Les Grecs, quoique les premiers modeles de Corneille, n’ont jamais développé avec autant de force & de hardiesse les grands mouvemens dont l’ame humaine est susceptible. On diroit qu’il crée les sentimens & les expressions. On pourroit seulement lui reprocher d’avoir trop dirigé les essors de sa Muse vers l’admiration ; mais s’il subjugue trop despotiquement l’esprit, il a tant de ressort dans l’action, une marche si aisée, si imposante, si ferme, si rapide ; ses intrigues sont si habilement ménagées, conduites avec tant de dextérité, terminées par une explosion (qu’on nous passe ce terme) si lumineuse, si frappante, que la terreur & la pitié qui naissent au gré du Poëte & saisissent le Spectateur, ne sont jamais affoiblies par le sentiment de l’admiration.
Il est inutile de s’étendre davantage sur cet étonnant Génie ; ce n’est qu’à la représentation ou à la lecture qu’un homme de goût peut en saisir les nuances & en découvrir les riches beautés.
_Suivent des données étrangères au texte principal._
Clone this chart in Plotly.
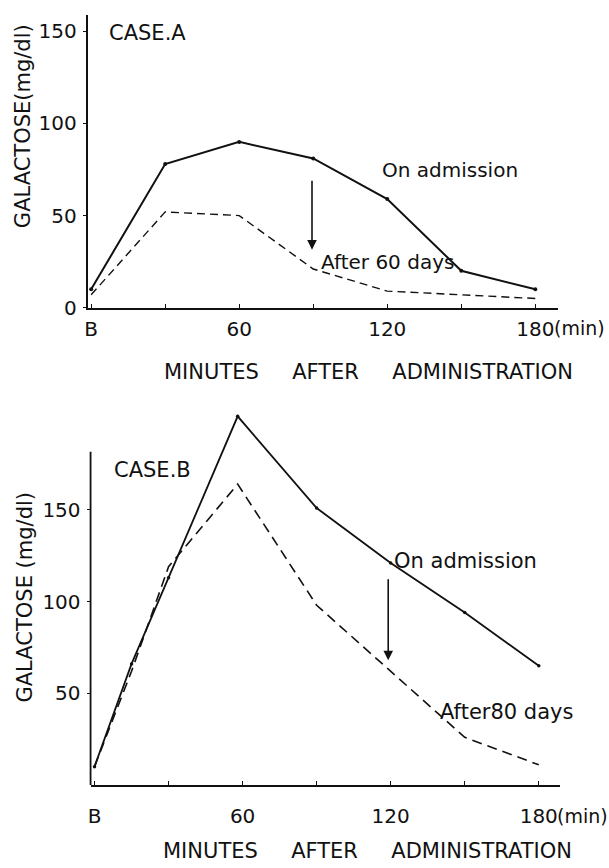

Quand nous renvoyons à la lecture de ses Pieces, on sent bien que nous ne prétendons pas indiquer l’édition commentée par M. de Voltaire : ce seroit renvoyer aux cendres de Corneille, & n’offrir de ce Grand Homme qu’un squelette décharné par le scalpel de la malignité. Ce n’est pas par des Remarques plus subtiles que justes, par des Réflexions plus fausses que conformes au goût, par des Analyses infidelles & insidieusement présentées, par des Critiques minutieuses & souvent puériles, par des Notes grammaticales auxquelles on attache une importance d’autant plus ridicule, que les fautes de langue qu’on y releve appartiennent moins au Poëte qu’au temps où il vivoit, qu’on pourroit se former une idée sûre du Héros de la Tragédie.
Quels motifs ont pu porter un Ecrivain dont la réputation n’a rien de commun avec ce grand Poëte Tragique, à s’acharner contre les hommages rendus de tout temps à sa supériorité ? Voltaire a fait des Tragédies, il est vrai ; mais sa touche est si foible auprès de celle de l’Auteur de Cinna, de Polieucte, de Rodogune, des Horaces, qu’il auroit dû se borner au genre de suffrages qu’il mérite, sans chercher à détruire une espece de culte dont la France & l’Europe Littéraire ne se départiront jamais en sa faveur. Si la jalousie étoit la source de cet acharment, elle cesseroit d’être odieuse pour devenir ridicule. Il y aura toujours une extrême distance entre les Chef-d’œuvres de Corneille & les meilleures Pieces de Voltaire. Nous ne craignons même pas de dire que dans Othon, Sertorius, Sophonïsbe, Œdipe, Surena, on trouve des Scènes qui supposent plus d’élévation & de vigueur dans l’ame, qu’Alzire, ou Mérope, ou Mahomet. Cette assertion, qui trouvera sans doute des contradicteurs, n’en est pas moins fondée, & ne sauroit être démentie que par des Esprits étroits, plus jaloux des petites convenances, que propres à s’élever à la hauteur des grandes idées, & par cette raison incapable d’apprécier les grands traits. Une esquisse seule de Rubens est préférable aux tableaux les plus achevés d’un Peintre dont tout l’art se borneroit au coloris, & même quelque-fois au vernis seul.
Corneille ne cessera donc jamais d’être le Grand Corneille, malgré les efforts de ceux qui, n’ayant pu l’imiter, cherchent à miner le Colosse de sa réputation. De petits Auteurs froids & composés auront beau disserter, raisonner, subtiliser, ressasser ces mots imposans de vûes justes & fines, de discernement sûr, de sentiment, de convenance, de sensibilité ; le Héros de notre Tragédie sera toujours en droit de dire, au sujet de ses sentimens & de sa Poésie :
Rome n’est plus dans Rome, elle est toute où je suis.
Ses Ouvrages conserveront sans altération la vive expression de son génie & du caractere de son ame, c’est-à-dire qu’ils retraceront le tableau de ces Edifices antiques, majestueux, solides, qui, malgré quelques irrégularités, n’en font pas moins sentir la petitesse de cette Architecture moderne, où l’ornement & la symétrie s’efforcent en vain de suppléer à la noblesse & à la magnificence.